Les parfumeurs eux mêmes ont leurs torts. Alors oui, on le sait, ils doivent répondre aux commandes, ils n’ont pas le choix etc. Mais au delà de ça, certains d’entre eux sont peu sensibles à la question des reformulations ou, au mieux, prennent ça pour un défi à relever, ils ne défendent même pas leur profession. Ils sont peu nombreux aussi à être montés au créneau lorsque les différents amendements IFRA sont passés ! Alors oui, vous pouvez critiquer les commentaires écrits en "deux temps trois mouvements" et nous pouvons légitimement critiquer les parfums infâmes, de piètre qualité, qui détruisent la belle parfumerie et qui nécessitent apparemment des mois, que dis-je, des années de développement.
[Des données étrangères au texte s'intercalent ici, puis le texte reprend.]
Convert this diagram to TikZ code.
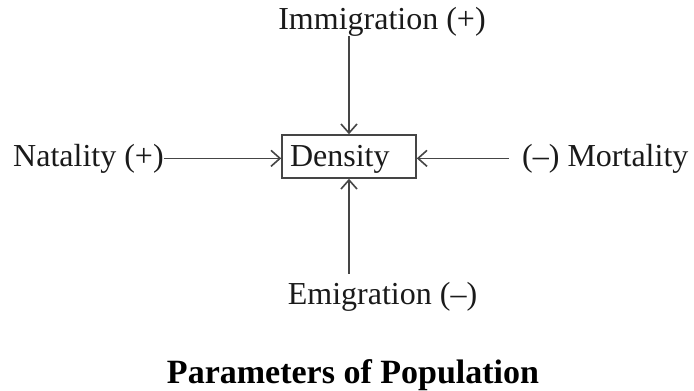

Non, Invictus n’est pas seulement un "parfum peu original", il est le reflet de tout ce qui ne va pas en parfumerie masculine depuis plusieurs années, comme l’a admirablement bien analysé Jeanne. Je connais des apprentis parfumeurs qui en une semaine sont capables de créer de très belles choses et qui possèdent une vraie vision esthétique et artistique. J’ai hâte que ces personnes de talent arrivent à percer le petit cercle fermé très "dynastie" des parfumeurs, en espérant qu’elles ne se feront pas broyer et qu’elles puissent s’épanouir. J’ai entendu certains parfumeurs qui, pour parler de la grande parfumerie classique (que je défends plus que tout), utilisaient les termes de "vieille parfumerie avec laquelle il faut rompre". Certains ne connaissent même pas les grands classiques dans leur version originale, c’est sûr que ça ne fera pas avancer les choses. Je me pose aussi beaucoup de questions quant à la formation des futurs créateurs. Que leur apprend on vraiment ? Que cherche t-on à leur inculquer ? Comment développe t-on leur culture et leur créativité ? De mon côté, je continuerai à rêver grâce aux plus grandes créations de la parfumerie, anciennes ou contemporaines. Il se fait tard, je vais me coucher, en portant quelques gouttes d’Après l’Ondée en extrait, que les règlementations européennes ont tué.